Exercise description - Copy out all lines that carry the word "this".

Material shown -
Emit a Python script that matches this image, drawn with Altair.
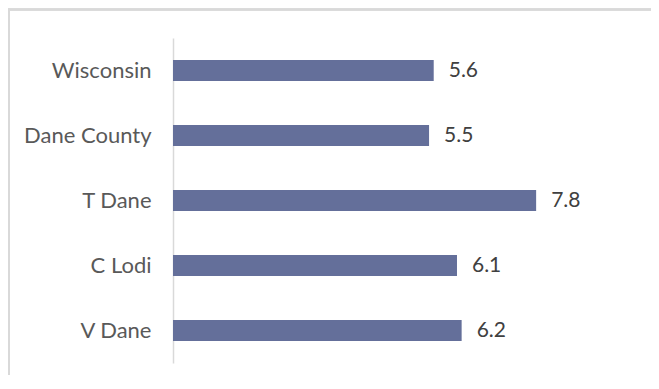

--

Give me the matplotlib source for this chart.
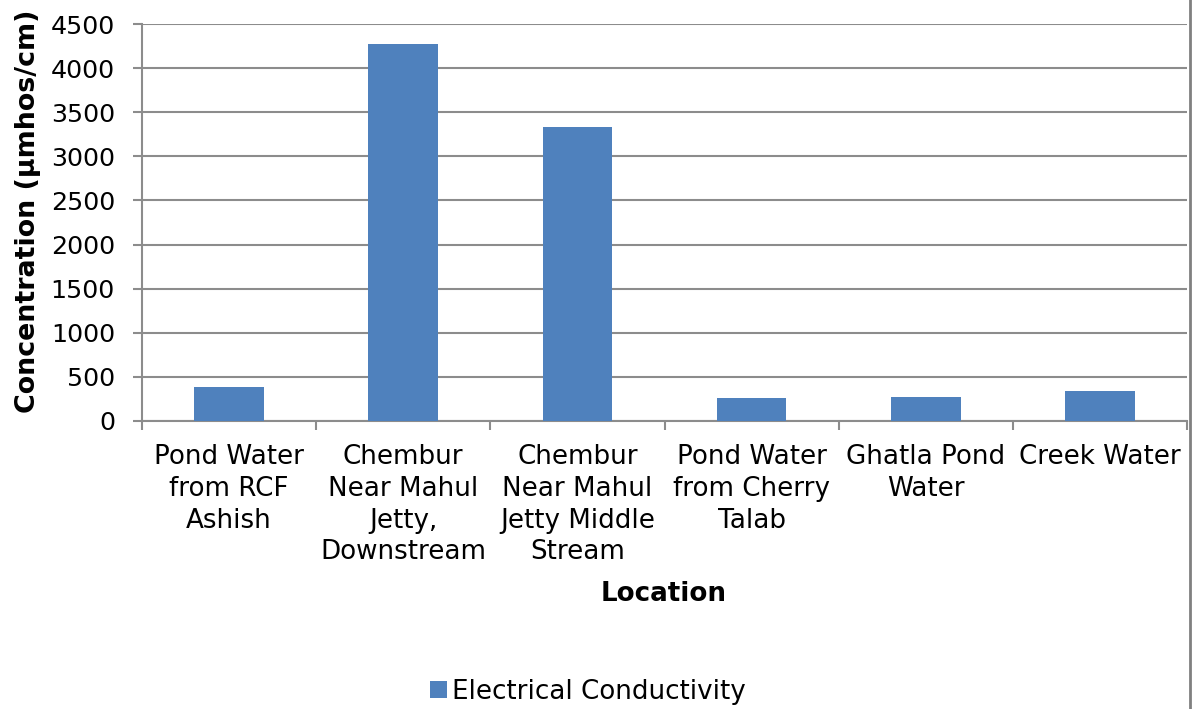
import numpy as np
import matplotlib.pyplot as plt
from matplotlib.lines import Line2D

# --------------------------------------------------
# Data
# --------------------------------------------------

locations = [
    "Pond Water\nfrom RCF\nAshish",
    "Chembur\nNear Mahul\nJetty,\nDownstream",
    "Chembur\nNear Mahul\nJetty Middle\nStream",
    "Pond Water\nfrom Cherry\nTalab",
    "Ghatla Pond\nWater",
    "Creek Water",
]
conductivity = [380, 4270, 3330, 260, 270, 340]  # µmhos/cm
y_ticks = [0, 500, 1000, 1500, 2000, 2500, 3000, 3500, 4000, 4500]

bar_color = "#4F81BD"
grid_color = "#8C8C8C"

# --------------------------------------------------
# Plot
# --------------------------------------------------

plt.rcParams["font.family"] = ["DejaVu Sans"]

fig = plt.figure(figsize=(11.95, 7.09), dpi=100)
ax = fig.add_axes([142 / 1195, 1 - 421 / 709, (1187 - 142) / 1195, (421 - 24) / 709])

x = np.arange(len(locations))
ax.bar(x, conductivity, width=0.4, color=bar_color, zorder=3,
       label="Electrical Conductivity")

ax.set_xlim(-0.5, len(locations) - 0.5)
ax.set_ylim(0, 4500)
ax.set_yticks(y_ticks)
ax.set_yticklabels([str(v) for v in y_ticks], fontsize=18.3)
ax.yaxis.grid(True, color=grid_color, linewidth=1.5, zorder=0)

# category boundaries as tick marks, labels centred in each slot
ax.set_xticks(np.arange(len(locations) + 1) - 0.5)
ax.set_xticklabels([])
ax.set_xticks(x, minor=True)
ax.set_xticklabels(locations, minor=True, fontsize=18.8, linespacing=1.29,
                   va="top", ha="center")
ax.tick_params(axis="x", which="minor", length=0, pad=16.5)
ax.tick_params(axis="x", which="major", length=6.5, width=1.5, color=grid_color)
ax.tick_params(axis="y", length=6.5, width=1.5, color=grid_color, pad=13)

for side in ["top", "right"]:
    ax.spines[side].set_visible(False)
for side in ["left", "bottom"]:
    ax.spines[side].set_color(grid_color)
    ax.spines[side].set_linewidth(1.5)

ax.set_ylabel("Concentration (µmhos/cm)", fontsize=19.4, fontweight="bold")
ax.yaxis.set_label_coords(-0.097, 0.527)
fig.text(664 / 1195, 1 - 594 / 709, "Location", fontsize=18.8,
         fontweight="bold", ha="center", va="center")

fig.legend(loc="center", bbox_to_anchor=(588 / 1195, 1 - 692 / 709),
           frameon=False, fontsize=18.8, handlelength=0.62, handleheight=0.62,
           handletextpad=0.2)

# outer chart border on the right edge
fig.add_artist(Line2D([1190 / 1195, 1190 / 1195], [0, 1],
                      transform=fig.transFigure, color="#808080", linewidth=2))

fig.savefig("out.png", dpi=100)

Output below -
Emit a Python script that matches this image, drawn with Altair.
Give me the matplotlib source for this chart.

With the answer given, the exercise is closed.